The U.S. State Department condemned the ruling on Memorial International and said it was following with concern Russia's ongoing efforts to close Memorial Human Rights Center.

"We urge Russian authorities to end their harassment of independent voices and human rights defenders and stand in solidarity with those who have been targeted for repression for exercising their rights to freedom of expression, association and peaceful assembly," State Department spokesman Ned Price told reporters.

Germany's Foreign Ministry called the decision "more than incomprehensible," adding that it went against international obligations to protect fundamental civil rights.

"Justified criticism from organizations like Memorial should be listened to. The decision causes us great concern, not least because it deprives victims of oppression and repression of their voice," a spokeswoman said in a statement.
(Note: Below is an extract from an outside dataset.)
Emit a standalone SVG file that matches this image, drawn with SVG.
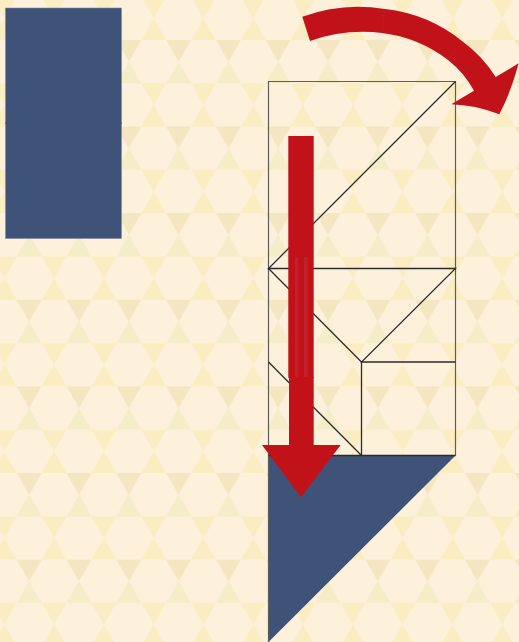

Rights activists say there are no legal grounds to liquidate the organization, which also has been devoted since the late 1980s to promoting human rights in Russia and the former Soviet republics. They say the demand by the Prosecutor-General Office to shut down Memorial International is "a politically motivated decision."

"The closure of International Memorial represents a direct assault on the rights to freedom of expression and association. The authorities' use of the 'foreign agents' law to dissolve the organization is a blatant attack on civil society that seeks to blur the national memory of state repression," said Marie Struthers, Amnesty International's Eastern Europe and Central Asia director.
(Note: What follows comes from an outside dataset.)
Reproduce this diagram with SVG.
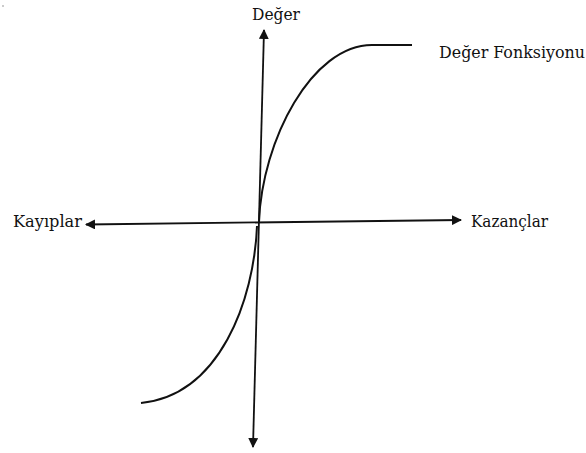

"The decision to shut down International Memorial is a grave insult to victims of the Russian gulag and must be immediately overturned," she added.

Memorial said it would appeal the ruling "in all ways available to us."

Russia's so-called "foreign agent" legislation was adopted in 2012 and has been modified repeatedly.

It requires nongovernmental organizations that receive foreign assistance, and that the government deems to be engaged in political activity to be registered, to identify themselves as "foreign agents," and to submit to audits.

"Memorial is the heart and soul of the Russian human rights movement," said Kenneth Roth, executive director of Human Rights Watch.

"It is an utter outrage that the Kremlin is now moving to shut Memorial down. It speaks to the fears of the Russian government that it is no longer willing to tolerate the honest and objective recounting of its conduct that Memorial provides."

"This is bitter, as Memorial -- an island of free thought and one of the last bastions of democratic civil society in Russia -- will be liquidated. Internal authoritarian harmonization and aggressive external politics go hand in hand," said Ralf Fuecks, managing director of the Center for Liberal Modernity and a former politician in Germany.

The forced liquidation of the highly respected human rights organization International Memorial is another step in the deplorable degradation of human rights in Russia."
-- Danish Foreign Minister Jeppe Kofod

Memorial International, the umbrella organization under which the Memorial Human Rights Center and several other activist groups operate, is among several news outlets and rights organizations to have been labeled "foreign agents" in what is seen as a historic crackdown on civil society and critics of the government.

"The forced liquidation of the highly respected human rights organization International Memorial is another step in the deplorable degradation of human rights in Russia," Danish Foreign Minister Jeppe Kofod said.

"I call on Russia to protect human rights defenders, independent media, journalists, and opposition figures," he added.

"We fear its [Memorial International's] companion organization focusing on contemporary repression is next," HRW's Roth said.